**What is needed:**
Set down, exactly as written, the lines from the top of the data to the line that holds "(0,4) rectangle (812,585);", and omit the pictures.

**Data:**
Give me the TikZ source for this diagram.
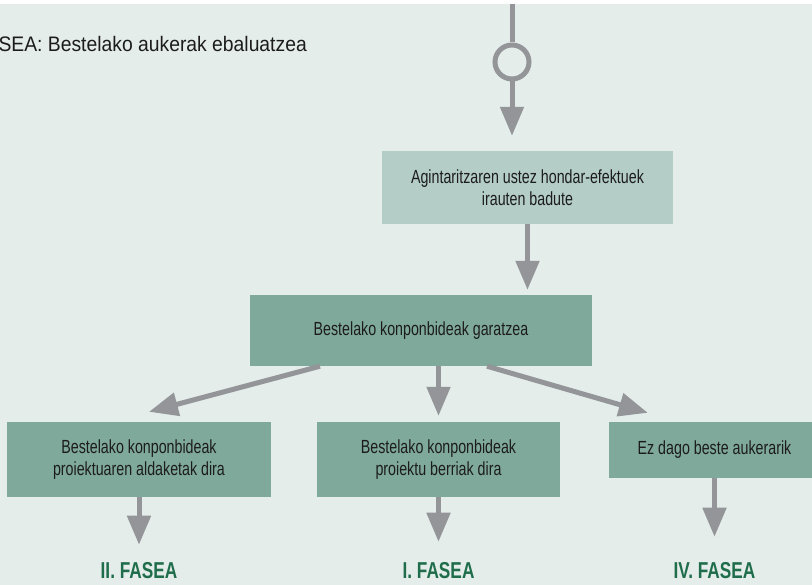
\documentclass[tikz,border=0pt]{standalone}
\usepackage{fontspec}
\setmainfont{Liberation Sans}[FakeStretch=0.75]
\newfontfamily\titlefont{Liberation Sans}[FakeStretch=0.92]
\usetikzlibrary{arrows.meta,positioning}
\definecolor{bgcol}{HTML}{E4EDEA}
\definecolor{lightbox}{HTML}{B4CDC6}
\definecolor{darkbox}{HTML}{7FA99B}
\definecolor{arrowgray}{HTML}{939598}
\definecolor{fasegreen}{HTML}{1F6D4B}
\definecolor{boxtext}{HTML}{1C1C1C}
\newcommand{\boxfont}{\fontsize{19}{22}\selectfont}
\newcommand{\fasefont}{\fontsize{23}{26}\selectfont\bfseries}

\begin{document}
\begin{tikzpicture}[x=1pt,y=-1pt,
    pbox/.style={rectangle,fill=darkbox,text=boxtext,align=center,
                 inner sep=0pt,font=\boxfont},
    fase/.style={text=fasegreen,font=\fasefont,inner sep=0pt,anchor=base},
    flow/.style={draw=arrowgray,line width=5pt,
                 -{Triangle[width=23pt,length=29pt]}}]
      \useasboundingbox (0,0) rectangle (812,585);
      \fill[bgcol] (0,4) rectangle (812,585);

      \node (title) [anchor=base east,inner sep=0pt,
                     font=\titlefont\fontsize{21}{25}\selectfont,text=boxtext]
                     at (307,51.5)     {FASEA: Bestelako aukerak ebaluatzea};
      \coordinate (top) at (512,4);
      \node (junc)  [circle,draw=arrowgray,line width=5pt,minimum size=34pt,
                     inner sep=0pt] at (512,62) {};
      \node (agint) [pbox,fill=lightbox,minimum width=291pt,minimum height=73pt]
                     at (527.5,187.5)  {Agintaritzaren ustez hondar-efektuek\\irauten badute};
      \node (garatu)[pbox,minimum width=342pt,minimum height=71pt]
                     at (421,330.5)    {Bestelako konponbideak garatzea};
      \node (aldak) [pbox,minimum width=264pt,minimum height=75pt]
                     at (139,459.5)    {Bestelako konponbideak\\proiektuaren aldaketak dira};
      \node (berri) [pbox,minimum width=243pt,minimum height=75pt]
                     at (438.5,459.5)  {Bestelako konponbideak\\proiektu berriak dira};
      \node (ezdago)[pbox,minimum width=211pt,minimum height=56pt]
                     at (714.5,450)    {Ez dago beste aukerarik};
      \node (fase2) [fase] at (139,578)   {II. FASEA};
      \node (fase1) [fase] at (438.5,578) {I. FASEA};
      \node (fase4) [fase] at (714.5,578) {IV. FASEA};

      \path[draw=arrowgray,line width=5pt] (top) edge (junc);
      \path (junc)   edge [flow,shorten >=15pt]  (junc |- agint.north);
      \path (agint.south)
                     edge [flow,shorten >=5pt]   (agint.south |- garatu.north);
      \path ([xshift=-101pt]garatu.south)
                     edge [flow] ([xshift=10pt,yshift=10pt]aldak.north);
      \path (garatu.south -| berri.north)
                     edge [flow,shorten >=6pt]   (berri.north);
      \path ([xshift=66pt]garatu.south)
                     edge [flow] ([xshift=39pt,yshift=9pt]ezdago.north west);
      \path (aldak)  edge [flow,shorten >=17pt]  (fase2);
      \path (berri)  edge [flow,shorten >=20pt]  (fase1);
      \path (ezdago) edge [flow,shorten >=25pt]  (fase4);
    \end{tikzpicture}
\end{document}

**The solution:**
Give me the TikZ source for this diagram.
\documentclass[tikz,border=0pt]{standalone}
\usepackage{fontspec}
\setmainfont{Liberation Sans}[FakeStretch=0.75]
\newfontfamily\titlefont{Liberation Sans}[FakeStretch=0.92]
\usetikzlibrary{arrows.meta,positioning}
\definecolor{bgcol}{HTML}{E4EDEA}
\definecolor{lightbox}{HTML}{B4CDC6}
\definecolor{darkbox}{HTML}{7FA99B}
\definecolor{arrowgray}{HTML}{939598}
\definecolor{fasegreen}{HTML}{1F6D4B}
\definecolor{boxtext}{HTML}{1C1C1C}
\newcommand{\boxfont}{\fontsize{19}{22}\selectfont}
\newcommand{\fasefont}{\fontsize{23}{26}\selectfont\bfseries}

\begin{document}
\begin{tikzpicture}[x=1pt,y=-1pt,
    pbox/.style={rectangle,fill=darkbox,text=boxtext,align=center,
                 inner sep=0pt,font=\boxfont},
    fase/.style={text=fasegreen,font=\fasefont,inner sep=0pt,anchor=base},
    flow/.style={draw=arrowgray,line width=5pt,
                 -{Triangle[width=23pt,length=29pt]}}]
      \useasboundingbox (0,0) rectangle (812,585);
      \fill[bgcol] (0,4) rectangle (812,585);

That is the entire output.